Relax & Decelerate
While it feels as if the world has started to turn upside down because of pandemic travel restrictions and the effects of global warming, conflicts and the energy crisis, the urgency of having a refuge that has a high level of self-sufficient energy, as well as the option to move around despite all the challenges, has surged around the world. Caravan sales spiked in recent years and although they provide a good enough solution, the question arises: Why not re-design a fully solar-powered motorboat with high-end tiny-home characteristics and create a slow-motion travelling nest?
These were the driving forces to kick off the project of this “Tesla on the Water,” and that’s why the owner, Marianne Friese, named it “Fàng Sōng 放松”, which translates from Chinese into “Relax”!
For Marianne, the desire to spend time on the water was triggered after spending over 20 years in cities with neither coast nor other significant bodies of water, her last stop before Berlin being Beijing. Purchasing this houseboat in 2020 was the culmination of a life journey.
The five-year-old boat caught Marianne’s eye, its exterior’s resemblance to a bus on the water and the potential for the interior design quickly sparked her interest. With enough space for up to two persons as well as guests, it had the potential to easily become a personal retreat for reenergizing and a cozy getaway to invite friends and family.

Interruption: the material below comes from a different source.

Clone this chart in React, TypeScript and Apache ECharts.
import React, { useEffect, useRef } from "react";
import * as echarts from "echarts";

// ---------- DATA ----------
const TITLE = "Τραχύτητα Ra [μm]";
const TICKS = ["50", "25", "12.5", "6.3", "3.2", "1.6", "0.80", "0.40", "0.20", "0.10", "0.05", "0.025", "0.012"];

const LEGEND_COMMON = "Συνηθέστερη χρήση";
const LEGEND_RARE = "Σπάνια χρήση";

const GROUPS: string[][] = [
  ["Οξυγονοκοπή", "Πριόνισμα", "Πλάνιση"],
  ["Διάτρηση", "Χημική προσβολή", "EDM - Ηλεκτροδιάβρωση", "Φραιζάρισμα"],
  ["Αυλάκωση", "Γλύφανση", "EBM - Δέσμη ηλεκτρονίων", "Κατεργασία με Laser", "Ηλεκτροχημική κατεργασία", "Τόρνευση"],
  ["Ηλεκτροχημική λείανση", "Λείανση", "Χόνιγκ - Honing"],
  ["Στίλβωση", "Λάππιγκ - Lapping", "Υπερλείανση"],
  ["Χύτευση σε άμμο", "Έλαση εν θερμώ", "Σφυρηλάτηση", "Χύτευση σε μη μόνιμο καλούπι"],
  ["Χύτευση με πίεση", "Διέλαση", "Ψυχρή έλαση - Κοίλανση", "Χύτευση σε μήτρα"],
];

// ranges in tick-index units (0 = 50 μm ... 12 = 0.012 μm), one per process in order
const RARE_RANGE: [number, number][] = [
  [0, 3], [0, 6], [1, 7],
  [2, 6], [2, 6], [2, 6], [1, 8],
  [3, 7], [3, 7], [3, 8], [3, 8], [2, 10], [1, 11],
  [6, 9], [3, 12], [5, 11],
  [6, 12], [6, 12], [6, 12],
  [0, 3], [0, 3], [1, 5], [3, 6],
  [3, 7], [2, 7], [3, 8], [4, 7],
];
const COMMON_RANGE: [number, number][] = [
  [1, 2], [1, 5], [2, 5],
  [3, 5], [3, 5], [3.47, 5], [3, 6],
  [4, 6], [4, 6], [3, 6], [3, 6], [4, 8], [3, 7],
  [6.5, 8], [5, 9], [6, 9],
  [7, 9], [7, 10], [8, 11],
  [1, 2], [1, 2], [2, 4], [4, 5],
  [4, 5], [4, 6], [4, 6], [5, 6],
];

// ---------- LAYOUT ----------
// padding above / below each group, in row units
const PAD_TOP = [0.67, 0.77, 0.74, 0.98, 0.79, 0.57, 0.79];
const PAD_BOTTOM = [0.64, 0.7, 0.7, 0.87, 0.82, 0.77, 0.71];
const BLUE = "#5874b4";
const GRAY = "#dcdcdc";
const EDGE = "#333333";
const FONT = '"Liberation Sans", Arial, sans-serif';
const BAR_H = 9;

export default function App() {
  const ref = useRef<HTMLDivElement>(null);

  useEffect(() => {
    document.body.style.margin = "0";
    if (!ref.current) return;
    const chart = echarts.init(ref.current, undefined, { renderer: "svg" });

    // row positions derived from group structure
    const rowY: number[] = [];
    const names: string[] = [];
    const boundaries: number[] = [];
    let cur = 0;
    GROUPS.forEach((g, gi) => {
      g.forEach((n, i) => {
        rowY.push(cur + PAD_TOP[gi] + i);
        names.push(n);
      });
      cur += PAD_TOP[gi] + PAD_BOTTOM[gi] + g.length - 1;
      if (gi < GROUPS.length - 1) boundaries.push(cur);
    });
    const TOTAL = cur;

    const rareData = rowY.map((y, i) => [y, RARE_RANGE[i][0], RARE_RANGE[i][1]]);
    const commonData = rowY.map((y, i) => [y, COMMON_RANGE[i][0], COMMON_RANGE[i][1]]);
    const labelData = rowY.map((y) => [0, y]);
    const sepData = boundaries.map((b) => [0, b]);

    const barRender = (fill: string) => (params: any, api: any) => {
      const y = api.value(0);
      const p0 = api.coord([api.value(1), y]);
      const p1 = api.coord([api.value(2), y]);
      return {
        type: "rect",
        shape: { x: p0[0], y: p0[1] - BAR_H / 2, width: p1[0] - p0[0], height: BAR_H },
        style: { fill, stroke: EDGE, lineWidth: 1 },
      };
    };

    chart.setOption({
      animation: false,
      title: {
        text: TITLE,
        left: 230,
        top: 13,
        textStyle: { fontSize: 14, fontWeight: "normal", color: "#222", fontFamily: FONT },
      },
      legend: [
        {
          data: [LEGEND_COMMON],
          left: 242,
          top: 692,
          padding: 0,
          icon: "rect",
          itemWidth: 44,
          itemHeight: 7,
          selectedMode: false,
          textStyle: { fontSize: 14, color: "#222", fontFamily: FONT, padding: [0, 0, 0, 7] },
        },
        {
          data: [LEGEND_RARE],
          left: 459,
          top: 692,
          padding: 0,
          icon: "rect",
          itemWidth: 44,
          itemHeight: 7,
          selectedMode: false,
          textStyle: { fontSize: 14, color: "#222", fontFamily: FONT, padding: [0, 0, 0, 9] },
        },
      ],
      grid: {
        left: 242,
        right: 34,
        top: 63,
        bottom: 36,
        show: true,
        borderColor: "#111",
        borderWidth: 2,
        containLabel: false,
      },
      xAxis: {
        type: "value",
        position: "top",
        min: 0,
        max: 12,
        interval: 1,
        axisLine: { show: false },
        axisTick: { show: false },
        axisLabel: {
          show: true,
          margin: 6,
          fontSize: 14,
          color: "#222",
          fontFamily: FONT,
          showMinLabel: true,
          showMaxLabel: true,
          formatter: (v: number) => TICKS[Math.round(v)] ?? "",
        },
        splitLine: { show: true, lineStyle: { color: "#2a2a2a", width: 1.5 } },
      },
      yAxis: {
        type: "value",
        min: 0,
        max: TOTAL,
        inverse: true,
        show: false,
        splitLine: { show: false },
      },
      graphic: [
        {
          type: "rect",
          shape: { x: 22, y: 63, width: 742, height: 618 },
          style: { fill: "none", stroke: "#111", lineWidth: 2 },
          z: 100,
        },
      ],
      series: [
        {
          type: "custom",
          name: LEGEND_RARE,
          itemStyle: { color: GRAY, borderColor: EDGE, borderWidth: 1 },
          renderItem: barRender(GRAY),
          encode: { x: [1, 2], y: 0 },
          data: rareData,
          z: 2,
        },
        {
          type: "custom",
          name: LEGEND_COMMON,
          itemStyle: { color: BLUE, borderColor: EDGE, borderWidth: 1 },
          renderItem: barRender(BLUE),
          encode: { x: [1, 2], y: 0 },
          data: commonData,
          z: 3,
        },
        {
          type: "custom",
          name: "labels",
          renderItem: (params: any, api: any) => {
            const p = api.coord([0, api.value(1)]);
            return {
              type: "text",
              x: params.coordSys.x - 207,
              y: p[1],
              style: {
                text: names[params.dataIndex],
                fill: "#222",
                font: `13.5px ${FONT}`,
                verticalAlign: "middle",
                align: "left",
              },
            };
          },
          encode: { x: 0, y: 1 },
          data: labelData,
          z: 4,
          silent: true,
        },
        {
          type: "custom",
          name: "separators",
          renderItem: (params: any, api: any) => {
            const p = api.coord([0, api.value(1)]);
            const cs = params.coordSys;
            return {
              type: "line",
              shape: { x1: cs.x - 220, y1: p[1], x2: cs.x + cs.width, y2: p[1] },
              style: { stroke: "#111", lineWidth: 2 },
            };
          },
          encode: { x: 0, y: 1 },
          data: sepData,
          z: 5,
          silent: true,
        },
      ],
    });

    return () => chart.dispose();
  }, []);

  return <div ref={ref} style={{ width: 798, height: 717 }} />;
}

Background. Transient space.
Itinerant forms of architecture have an extended history through different cultures and times. Moving from place to place in search of food, water and other forms of sustenance, was originally performed out of necessity, and more recently, out of willingness. Nowadays the architectural agenda addresses mobility and domesticity as part of the design debate to challenge our notions of public-private and temporary-permanent. A home that was once linked to solitude, belonging and real estate ownership now shifts to a network of commodities that can be moved to different places.
As Archigram already put it in 1964 with The Walking City: “One of the great attractions of urban living is the notion of being able to access all the services and goods you need easily. But what if those services came to you?”

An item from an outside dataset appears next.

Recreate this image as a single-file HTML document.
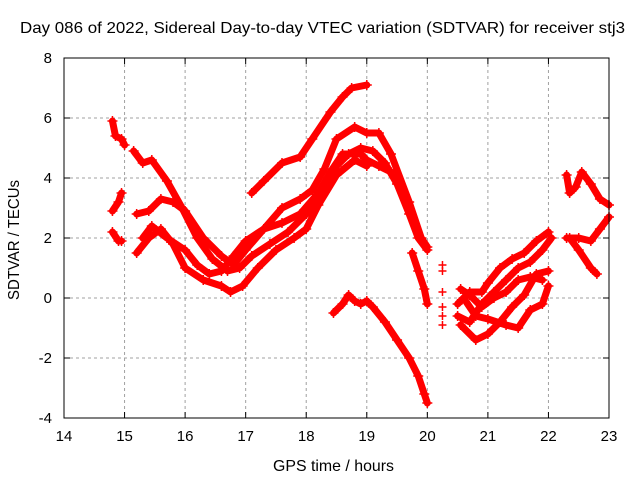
<!DOCTYPE html>
<html><head><meta charset="utf-8"><style>
body{margin:0;background:#fff;}
svg text{font-family:"Liberation Sans",sans-serif;fill:#000;}
</style></head><body>
<svg id="chart" width="640" height="480" viewBox="0 0 640 480" xmlns="http://www.w3.org/2000/svg">
<rect width="640" height="480" fill="#fff"/>
<text x="20" y="33" font-size="16" textLength="605" lengthAdjust="spacingAndGlyphs">Day 086 of 2022, Sidereal Day-to-day VTEC variation (SDTVAR) for receiver stj3</text>
<text x="273" y="471" font-size="16" textLength="121" lengthAdjust="spacingAndGlyphs">GPS time / hours</text>
<text transform="translate(19,300) rotate(-90)" font-size="16" textLength="120" lengthAdjust="spacingAndGlyphs">SDTVAR / TECUs</text>
<g id="grid"></g><g id="ticks"></g><g id="marks"></g>
<rect x="64" y="58" width="545" height="360" fill="none" stroke="#000" stroke-width="1"/>
</svg>
<script>
const xTicks=[14,15,16,17,18,19,20,21,22,23];
const yTicks=[-4,-2,0,2,4,6,8];
const tL1=[[14.8,5.9],[14.85,5.4],[14.95,5.3],[15.0,5.1]];
const tL2=[[14.8,2.9],[14.9,3.2],[14.95,3.5]];
const tL3=[[14.8,2.2],[14.9,1.9],[14.95,1.9]];
const t1=[[15.15,4.9],[15.3,4.5],[15.45,4.6],[15.7,3.9],[15.95,3.0],[16.2,2.0],[16.45,1.3],[16.7,0.9],[16.9,1.0],[17.1,1.4],[17.4,1.8],[17.7,2.2],[18.0,2.8],[18.3,3.6],[18.5,4.4],[18.7,4.8],[18.9,5.0],[19.1,4.9],[19.3,4.5],[19.5,3.8],[19.7,2.8],[19.85,2.0],[20.0,1.6]];
const tTop=[[17.1,3.5],[17.3,3.9],[17.6,4.5],[17.9,4.7],[18.1,5.3],[18.4,6.2],[18.6,6.7],[18.75,7.0],[19.0,7.1]];
const t2=[[15.2,2.8],[15.4,2.9],[15.6,3.3],[15.8,3.2],[16.0,2.9],[16.3,2.0],[16.6,1.4],[16.8,1.1],[17.0,1.6],[17.3,2.3],[17.6,3.0],[17.9,3.3],[18.1,3.6],[18.3,4.3],[18.5,5.3],[18.8,5.7],[19.0,5.5],[19.2,5.5],[19.4,4.8],[19.7,3.2],[19.9,2.0],[20.0,1.7]];
const t3=[[15.3,2.0],[15.45,2.4],[15.7,2.0],[16.0,1.6],[16.2,1.1],[16.4,0.8],[16.6,0.9],[16.8,1.4],[17.0,1.9],[17.3,2.3],[17.6,2.5],[17.9,2.8],[18.2,3.5],[18.4,4.2],[18.6,4.8],[18.9,4.8],[19.0,4.6],[19.2,4.4],[19.4,4.2]];
const t4=[[15.2,1.5],[15.4,2.0],[15.6,2.3],[15.8,1.8],[16.0,1.0],[16.3,0.6],[16.6,0.4],[16.75,0.2],[16.95,0.4],[17.2,1.0],[17.5,1.6],[17.8,2.0],[18.0,2.3],[18.2,3.1],[18.5,4.1],[18.8,4.6],[19.0,4.4]];
const tLow=[[18.45,-0.5],[18.6,-0.2],[18.7,0.1],[18.8,-0.1],[18.9,-0.2],[19.0,-0.1],[19.1,-0.3],[19.3,-0.8],[19.5,-1.4],[19.7,-2.0],[19.85,-2.6],[19.95,-3.2],[20.0,-3.5]];
const tDrop=[[19.75,1.5],[19.85,0.9],[19.95,0.3],[20.0,-0.2]];
const tIso=[[20.25,1.1],[20.25,0.9],[20.25,0.2],[20.25,-0.3],[20.25,-0.6],[20.25,-0.9]];
const r1=[[20.5,-0.2],[20.7,0.2],[20.9,0.2],[21.0,0.5],[21.2,1.0],[21.4,1.3],[21.6,1.5],[21.8,1.9],[22.0,2.2]];
const r2=[[20.5,-0.6],[20.7,-0.8],[20.9,-0.2],[21.1,0.2],[21.3,0.6],[21.5,1.0],[21.7,1.2],[21.9,1.6],[22.05,2.0]];
const r3=[[20.55,-0.9],[20.8,-1.4],[21.0,-1.2],[21.2,-0.8],[21.4,-0.3],[21.6,0.1],[21.8,0.8],[22.0,0.9]];
const r4=[[20.6,0.0],[20.8,-0.6],[21.0,-0.7],[21.3,-0.9],[21.5,-1.0],[21.7,-0.4],[21.9,-0.2],[22.0,0.4]];
const r5=[[20.55,0.3],[20.7,0.1],[20.9,-0.3],[21.1,0.0],[21.3,0.2],[21.5,0.6],[21.7,0.7],[21.9,0.6]];
const e1=[[22.3,4.1],[22.35,3.5],[22.45,3.7],[22.55,4.2],[22.7,3.8],[22.85,3.3],[23.0,3.1]];
const e2=[[22.3,2.0],[22.5,2.0],[22.7,1.9],[22.85,2.3],[23.0,2.7]];
const e3=[[22.35,2.0],[22.5,1.6],[22.7,1.0],[22.8,0.8]];
const seriesList=[tL1,tL2,tL3,t1,tTop,t2,t3,t4,tLow,tDrop,r1,r2,r3,r4,r5,e1,e2,e3];
const X0=64,X1=609,Y0=418,Y1=58;
function sx(v){return X0+(v-14)/(23-14)*(X1-X0);}
function sy(v){return Y0-(v+4)/(8+4)*(Y0-Y1);}
const NS="http://www.w3.org/2000/svg";
const grid=document.getElementById('grid'),ticks=document.getElementById('ticks'),marks=document.getElementById('marks');
function mk(tag,attrs,parent){const e=document.createElementNS(NS,tag);for(const k in attrs)e.setAttribute(k,attrs[k]);parent.appendChild(e);return e;}
xTicks.forEach(t=>{const x=sx(t);
 if(t>14&&t<23){const g=mk('line',{x1:x,x2:x,y1:Y1,y2:Y0,stroke:'#a0a0a0','stroke-dasharray':'3,3'},grid);
 
 }
 mk('line',{x1:x,x2:x,y1:Y0,y2:Y0-6,stroke:'#000'},ticks);
 mk('line',{x1:x,x2:x,y1:Y1,y2:Y1+6,stroke:'#000'},ticks);
 const l=mk('text',{x:x,y:Y0+23,'font-size':'15','text-anchor':'middle'},ticks);l.textContent=t;
 
 });
yTicks.forEach(t=>{const y=sy(t);
 if(t>-4&&t<8){const g=mk('line',{x1:X0,x2:X1,y1:y,y2:y,stroke:'#a0a0a0','stroke-dasharray':'3,3'},grid);
 
 }
 mk('line',{x1:X0,x2:X0+6,y1:y,y2:y,stroke:'#000'},ticks);
 mk('line',{x1:X1,x2:X1-6,y1:y,y2:y,stroke:'#000'},ticks);
 const l=mk('text',{x:X0-12,y:y+5,'font-size':'15','text-anchor':'end'},ticks);l.textContent=t;
 
 });
seriesList.forEach(s=>{
 const pl=mk('polyline',{points:s.map(p=>sx(p[0])+','+sy(p[1])).join(' '),fill:'none',stroke:'#ff0000','stroke-width':'7','stroke-linejoin':'round','stroke-linecap':'round'},marks);
 
 
 s.forEach(p=>{const x=sx(p[0]),y=sy(p[1]);
  const m=mk('path',{d:`M${x-5},${y}H${x+5}M${x},${y-5}V${y+5}`,stroke:'#ff0000','stroke-width':'1.5'},marks);
  
  });
});
tIso.forEach(p=>{const x=sx(p[0]),y=sy(p[1]);
 const m=mk('path',{d:`M${x-4},${y}H${x+4}M${x},${y-4}V${y+4}`,stroke:'#ff0000','stroke-width':'1.5'},marks);
 
 });
</script>
</body></html>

The dream for Marianne that started with signing up for rowing as a new sport led her to find new ways of living. Together with Crossboundaries, she redefined the concept of “house,” that would not only be as simple as a building made out of bricks. Firstly, perceived as a moored boat, the goal for the new owner was to spend time practicing locally to obtain the relevant driver’s license shortly after completion of the project and eventually being able to reach urban areas like Paris, stay at the banks of the Seine and continue the mobile lifestyle towards Southern France.
“Water is central to these kinds of desirable ecologies that can reshape cities, but also reshape users and designers by being more responsive towards environmental matters,” Hao Dong, co-founder and partner of Crossboundaries, says.